CHALLENGE =>
Reproduce the listing below character for character; drop every image.

COLLECTED MATERIAL =>
--*--

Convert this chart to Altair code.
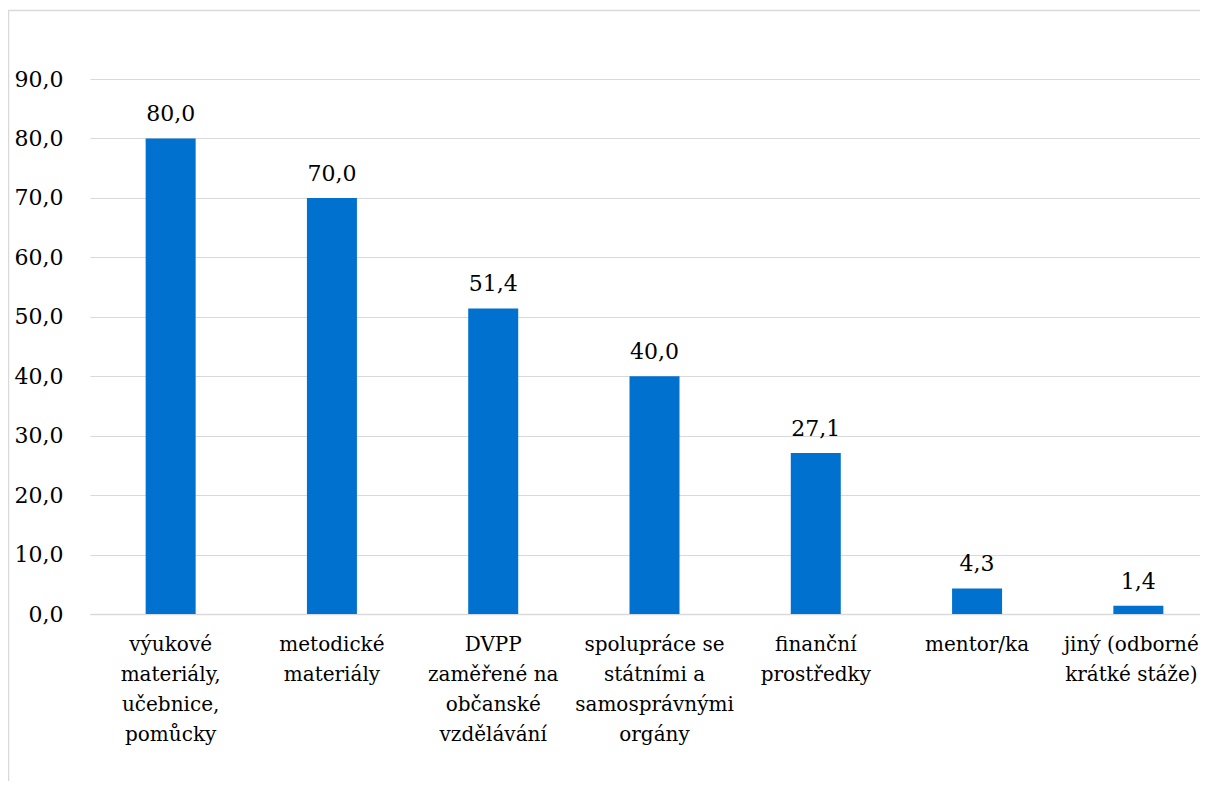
import altair as alt
import pandas as pd

categories = [
    "výukové|materiály,|učebnice,|pomůcky",
    "metodické|materiály",
    "DVPP|zaměřené na|občanské|vzdělávání",
    "spolupráce se|státními a|samosprávnými|orgány",
    "finanční|prostředky",
    "mentor/ka",
    "jiný (odborné|krátké stáže)",
]
values = [80.0, 70.0, 51.4, 40.0, 27.1, 4.3, 1.4]
y_ticks = [0, 10, 20, 30, 40, 50, 60, 70, 80, 90]

df = pd.DataFrame({"cat": categories, "val": values})

FONT = "DejaVu Serif"
GRID = "#d9d9d9"
BLUE = "#0071CE"

x_enc = alt.X(
    "cat:N",
    sort=categories,
    title=None,
    scale=alt.Scale(range=[0, 1129], paddingInner=0.69, paddingOuter=0.345),
    axis=alt.Axis(
        labelAngle=0,
        labelExpr="split(datum.label, '|')",
        labelFont=FONT,
        labelFontSize=20,
        labelColor="black",
        labelLineHeight=30,
        labelPadding=20,
        labelBaseline="top",
        labelOffset={
            "condition": {"test": "datum.value === '" + categories[-1] + "'", "value": -7},
            "value": 0,
        },
        ticks=False,
        domainColor=GRID,
        domainWidth=1.5,
        labelLimit=300,
    ),
)
y_enc = alt.Y(
    "val:Q",
    title=None,
    scale=alt.Scale(domain=[0, 90], nice=False),
    axis=alt.Axis(
        values=y_ticks,
        labelExpr="replace(format(datum.value, '.1f'), '.', ',')",
        labelFont=FONT,
        labelFontSize=22,
        labelColor="black",
        labelPadding=27,
        ticks=False,
        domain=False,
        gridColor=GRID,
        gridWidth=1,
    ),
)

bars = alt.Chart(df).mark_bar(color=BLUE).encode(x=x_enc, y=y_enc)

labels = (
    alt.Chart(df)
    .transform_calculate(lbl="replace(format(datum.val, '.1f'), '.', ',')")
    .mark_text(font=FONT, fontSize=22, color="black", baseline="alphabetic", dy=-17)
    .encode(x=alt.X("cat:N", sort=categories), y="val:Q", text="lbl:N")
)

frame = (
    alt.Chart(pd.DataFrame({"k": [0]}))
    .mark_rect(fill=None, stroke=GRID, strokeWidth=1.5)
    .encode(
        x=alt.value(-81.5),
        x2=alt.value(1400),
        y=alt.value(-68.5),
        y2=alt.value(900),
    )
)

chart = (
    alt.layer(frame, bars, labels)
    .properties(
        width=1110,
        height=535,
        autosize=alt.AutoSizeParams(type="none"),
        padding={"left": 82, "top": 71, "right": 0, "bottom": 167},
    )
    .configure_view(stroke=None)
)

chart.save("out.html", embed_options={"renderer": "svg", "actions": False})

--*--

THE REPLY =>
Convert this chart to Altair code.
import altair as alt
import pandas as pd

categories = [
    "výukové|materiály,|učebnice,|pomůcky",
    "metodické|materiály",
    "DVPP|zaměřené na|občanské|vzdělávání",
    "spolupráce se|státními a|samosprávnými|orgány",
    "finanční|prostředky",
    "mentor/ka",
    "jiný (odborné|krátké stáže)",
]
values = [80.0, 70.0, 51.4, 40.0, 27.1, 4.3, 1.4]
y_ticks = [0, 10, 20, 30, 40, 50, 60, 70, 80, 90]

df = pd.DataFrame({"cat": categories, "val": values})

FONT = "DejaVu Serif"
GRID = "#d9d9d9"
BLUE = "#0071CE"

x_enc = alt.X(
    "cat:N",
    sort=categories,
    title=None,
    scale=alt.Scale(range=[0, 1129], paddingInner=0.69, paddingOuter=0.345),
    axis=alt.Axis(
        labelAngle=0,
        labelExpr="split(datum.label, '|')",
        labelFont=FONT,
        labelFontSize=20,
        labelColor="black",
        labelLineHeight=30,
        labelPadding=20,
        labelBaseline="top",
        labelOffset={
            "condition": {"test": "datum.value === '" + categories[-1] + "'", "value": -7},
            "value": 0,
        },
        ticks=False,
        domainColor=GRID,
        domainWidth=1.5,
        labelLimit=300,
    ),
)
y_enc = alt.Y(
    "val:Q",
    title=None,
    scale=alt.Scale(domain=[0, 90], nice=False),
    axis=alt.Axis(
        values=y_ticks,
        labelExpr="replace(format(datum.value, '.1f'), '.', ',')",
        labelFont=FONT,
        labelFontSize=22,
        labelColor="black",
        labelPadding=27,
        ticks=False,
        domain=False,
        gridColor=GRID,
        gridWidth=1,
    ),
)

bars = alt.Chart(df).mark_bar(color=BLUE).encode(x=x_enc, y=y_enc)

labels = (
    alt.Chart(df)
    .transform_calculate(lbl="replace(format(datum.val, '.1f'), '.', ',')")
    .mark_text(font=FONT, fontSize=22, color="black", baseline="alphabetic", dy=-17)
    .encode(x=alt.X("cat:N", sort=categories), y="val:Q", text="lbl:N")
)

frame = (
    alt.Chart(pd.DataFrame({"k": [0]}))
    .mark_rect(fill=None, stroke=GRID, strokeWidth=1.5)
    .encode(
        x=alt.value(-81.5),
        x2=alt.value(1400),
        y=alt.value(-68.5),
        y2=alt.value(900),
    )
)

chart = (
    alt.layer(frame, bars, labels)
    .properties(
        width=1110,
        height=535,
        autosize=alt.AutoSizeParams(type="none"),
        padding={"left": 82, "top": 71, "right": 0, "bottom": 167},
    )
    .configure_view(stroke=None)
)

chart.save("out.html", embed_options={"renderer": "svg", "actions": False})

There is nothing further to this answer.